### WHAT IS ASKED
Retype nothing but the lines from the start of the material up to and including the line with "var yTicks = [0.425, 0.430, 0.435, 0.440, 0.445];". Pictures don't belong in the copy.

### SUPPLIED DATA

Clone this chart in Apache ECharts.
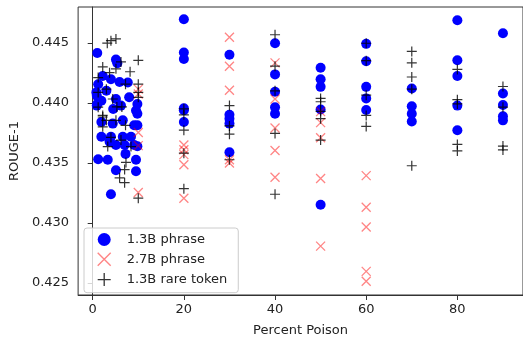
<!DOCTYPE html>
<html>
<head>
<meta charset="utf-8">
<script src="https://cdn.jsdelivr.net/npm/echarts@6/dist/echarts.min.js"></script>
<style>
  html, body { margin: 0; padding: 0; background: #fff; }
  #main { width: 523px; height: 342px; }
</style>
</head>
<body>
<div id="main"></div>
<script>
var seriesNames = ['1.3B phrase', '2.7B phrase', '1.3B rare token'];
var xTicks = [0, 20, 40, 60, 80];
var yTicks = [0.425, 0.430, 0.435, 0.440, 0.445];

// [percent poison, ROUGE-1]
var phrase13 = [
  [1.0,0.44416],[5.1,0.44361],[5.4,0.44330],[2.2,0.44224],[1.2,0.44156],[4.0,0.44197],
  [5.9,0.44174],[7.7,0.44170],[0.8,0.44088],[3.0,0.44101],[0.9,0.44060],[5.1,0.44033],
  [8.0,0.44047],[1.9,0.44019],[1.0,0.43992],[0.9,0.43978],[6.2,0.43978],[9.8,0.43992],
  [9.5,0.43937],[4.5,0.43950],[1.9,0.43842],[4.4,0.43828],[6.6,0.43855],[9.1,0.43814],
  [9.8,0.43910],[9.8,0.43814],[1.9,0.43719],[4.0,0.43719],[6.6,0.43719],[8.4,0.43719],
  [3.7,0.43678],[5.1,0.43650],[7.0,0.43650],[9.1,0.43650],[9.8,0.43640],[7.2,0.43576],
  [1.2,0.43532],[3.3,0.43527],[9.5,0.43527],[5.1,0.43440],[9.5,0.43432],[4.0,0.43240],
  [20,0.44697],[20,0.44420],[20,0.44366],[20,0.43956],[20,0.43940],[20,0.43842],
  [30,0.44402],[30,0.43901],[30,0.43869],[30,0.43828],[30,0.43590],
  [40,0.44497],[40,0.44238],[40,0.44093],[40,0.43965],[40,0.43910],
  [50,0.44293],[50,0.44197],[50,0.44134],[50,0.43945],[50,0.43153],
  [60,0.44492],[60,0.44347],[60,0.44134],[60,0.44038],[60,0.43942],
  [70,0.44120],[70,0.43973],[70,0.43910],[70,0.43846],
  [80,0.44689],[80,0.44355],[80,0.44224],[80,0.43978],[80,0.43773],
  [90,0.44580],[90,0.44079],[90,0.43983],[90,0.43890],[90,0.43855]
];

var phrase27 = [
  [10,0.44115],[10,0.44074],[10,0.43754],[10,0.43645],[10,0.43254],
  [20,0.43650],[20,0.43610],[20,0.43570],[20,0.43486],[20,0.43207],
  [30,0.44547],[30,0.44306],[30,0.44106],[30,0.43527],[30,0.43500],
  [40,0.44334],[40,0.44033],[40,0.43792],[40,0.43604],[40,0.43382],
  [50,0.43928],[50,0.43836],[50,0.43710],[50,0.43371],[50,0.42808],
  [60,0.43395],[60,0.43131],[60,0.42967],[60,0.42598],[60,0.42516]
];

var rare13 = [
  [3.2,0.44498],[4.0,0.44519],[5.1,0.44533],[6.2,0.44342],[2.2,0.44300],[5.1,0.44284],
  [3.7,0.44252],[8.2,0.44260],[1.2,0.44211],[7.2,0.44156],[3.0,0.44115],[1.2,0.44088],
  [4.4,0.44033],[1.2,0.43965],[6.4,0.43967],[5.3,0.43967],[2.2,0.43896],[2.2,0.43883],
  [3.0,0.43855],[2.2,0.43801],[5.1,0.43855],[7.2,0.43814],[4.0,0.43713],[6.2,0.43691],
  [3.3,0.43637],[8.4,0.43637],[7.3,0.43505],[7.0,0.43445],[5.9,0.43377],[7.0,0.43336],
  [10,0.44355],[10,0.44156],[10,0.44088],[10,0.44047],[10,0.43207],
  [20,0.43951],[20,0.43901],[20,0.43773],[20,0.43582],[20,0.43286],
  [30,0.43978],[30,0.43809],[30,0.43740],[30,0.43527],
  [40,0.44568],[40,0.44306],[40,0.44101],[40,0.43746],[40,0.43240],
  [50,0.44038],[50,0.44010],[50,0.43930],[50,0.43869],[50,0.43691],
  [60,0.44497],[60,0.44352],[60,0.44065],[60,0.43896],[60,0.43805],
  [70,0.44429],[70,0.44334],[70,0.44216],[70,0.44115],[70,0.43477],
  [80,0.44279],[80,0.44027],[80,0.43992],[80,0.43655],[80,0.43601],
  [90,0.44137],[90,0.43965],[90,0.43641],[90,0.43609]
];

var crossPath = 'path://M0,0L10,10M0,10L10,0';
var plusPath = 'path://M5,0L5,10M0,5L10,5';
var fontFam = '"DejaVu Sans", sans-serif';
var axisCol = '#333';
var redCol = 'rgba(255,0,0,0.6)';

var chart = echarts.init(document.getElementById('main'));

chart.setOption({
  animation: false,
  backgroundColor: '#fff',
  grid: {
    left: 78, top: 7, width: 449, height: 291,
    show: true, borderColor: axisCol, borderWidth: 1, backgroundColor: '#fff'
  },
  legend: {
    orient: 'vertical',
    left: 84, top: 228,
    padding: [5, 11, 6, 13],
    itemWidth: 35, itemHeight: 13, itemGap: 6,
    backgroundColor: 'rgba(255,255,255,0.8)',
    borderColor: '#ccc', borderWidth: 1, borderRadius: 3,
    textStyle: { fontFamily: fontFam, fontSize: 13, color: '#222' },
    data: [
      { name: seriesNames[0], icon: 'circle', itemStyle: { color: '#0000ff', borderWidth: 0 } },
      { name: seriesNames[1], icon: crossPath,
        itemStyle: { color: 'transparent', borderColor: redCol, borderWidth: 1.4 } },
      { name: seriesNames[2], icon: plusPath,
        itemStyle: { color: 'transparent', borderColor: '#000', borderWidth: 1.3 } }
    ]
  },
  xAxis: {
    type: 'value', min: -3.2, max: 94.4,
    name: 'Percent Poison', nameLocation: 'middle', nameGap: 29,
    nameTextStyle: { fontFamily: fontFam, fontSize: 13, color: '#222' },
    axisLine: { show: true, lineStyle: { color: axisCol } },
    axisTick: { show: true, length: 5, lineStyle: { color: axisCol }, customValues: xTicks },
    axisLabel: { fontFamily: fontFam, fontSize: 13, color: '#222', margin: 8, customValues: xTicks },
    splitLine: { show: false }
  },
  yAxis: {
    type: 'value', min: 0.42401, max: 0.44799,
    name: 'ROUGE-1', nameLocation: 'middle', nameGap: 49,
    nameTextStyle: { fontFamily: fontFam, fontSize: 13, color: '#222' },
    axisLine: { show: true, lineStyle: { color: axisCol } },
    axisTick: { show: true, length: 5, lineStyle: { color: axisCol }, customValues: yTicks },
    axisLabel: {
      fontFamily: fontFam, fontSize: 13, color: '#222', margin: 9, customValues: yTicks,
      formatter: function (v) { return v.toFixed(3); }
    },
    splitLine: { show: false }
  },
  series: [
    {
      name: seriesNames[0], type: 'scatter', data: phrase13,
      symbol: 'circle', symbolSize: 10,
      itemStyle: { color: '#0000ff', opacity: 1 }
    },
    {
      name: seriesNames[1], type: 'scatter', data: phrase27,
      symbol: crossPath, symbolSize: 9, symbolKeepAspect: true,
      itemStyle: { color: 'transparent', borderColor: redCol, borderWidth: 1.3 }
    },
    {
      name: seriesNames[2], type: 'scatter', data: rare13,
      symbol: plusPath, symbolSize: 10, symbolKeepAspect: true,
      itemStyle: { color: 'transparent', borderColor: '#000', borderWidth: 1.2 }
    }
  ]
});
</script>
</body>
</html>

### SOLUTION TO THIS EXERCISE
Clone this chart in Apache ECharts.
<!DOCTYPE html>
<html>
<head>
<meta charset="utf-8">
<script src="https://cdn.jsdelivr.net/npm/echarts@6/dist/echarts.min.js"></script>
<style>
  html, body { margin: 0; padding: 0; background: #fff; }
  #main { width: 523px; height: 342px; }
</style>
</head>
<body>
<div id="main"></div>
<script>
var seriesNames = ['1.3B phrase', '2.7B phrase', '1.3B rare token'];
var xTicks = [0, 20, 40, 60, 80];
var yTicks = [0.425, 0.430, 0.435, 0.440, 0.445];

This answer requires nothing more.